Logo ele, tão forte. Já dizia seu codinome Imperador, deixou a certeza que foi muito antes de fazer todo o bem que arquitetava. Lá estava ele, distante, reinando um trono tão seu e tão imortal.
As palavras, outrora tão vivamente livres, agora tão arduamente decifradas. Agora não tem mais Tio Benito a tecer comentários sobres meus textos, a incentivar a minha vontade de viver das palavras, e a encher meu coração ao se dizer orgulhoso da sobrinha que era sangue vivo do seu sangue. Foi sem saber, que alguém bem longe, falava fascinada do seu modo de viver e esperava ansiosamente por suas repentinas aparições na minha vida. Foi sem saber que há muito planejava com cautela escrever o tamanho da admiração e do desejo de ser um pouco do que ele é, mas sempre deixava pra depois.

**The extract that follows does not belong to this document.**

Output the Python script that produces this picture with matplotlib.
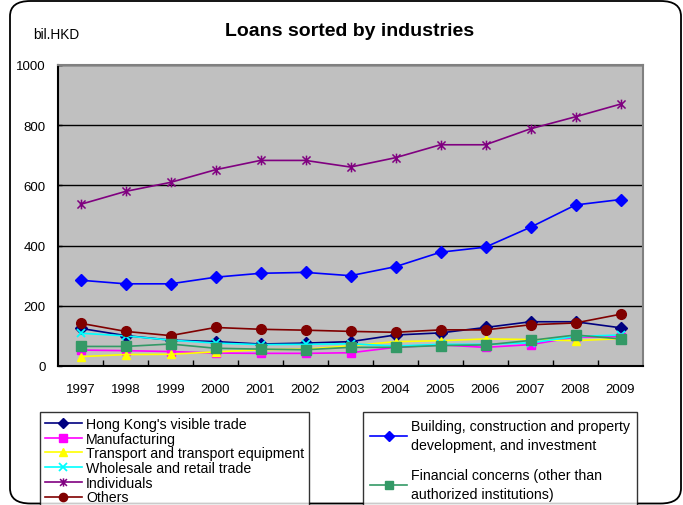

Agora eu entendo o som aflito das palavras que estão condenadas ao anonimato. Como não há pior tristeza, à morte resta algum sentido. Que o prenúncio da Inesperada, plante em nós uma vontade louca de viver e sair gaguejando dizeres doidos para ganhar corpo. Que a morte sirva para dar luz ao grito forte da aparente escuridão do coração de toda gente. Que as almas ingênuas prevejam a dor da solidão e não se condenem a chorar o amargo do não dito.
E esse texto, por mais que ajude a tirar o peso que ando carregando, de tão fraco, tornou-se pálido.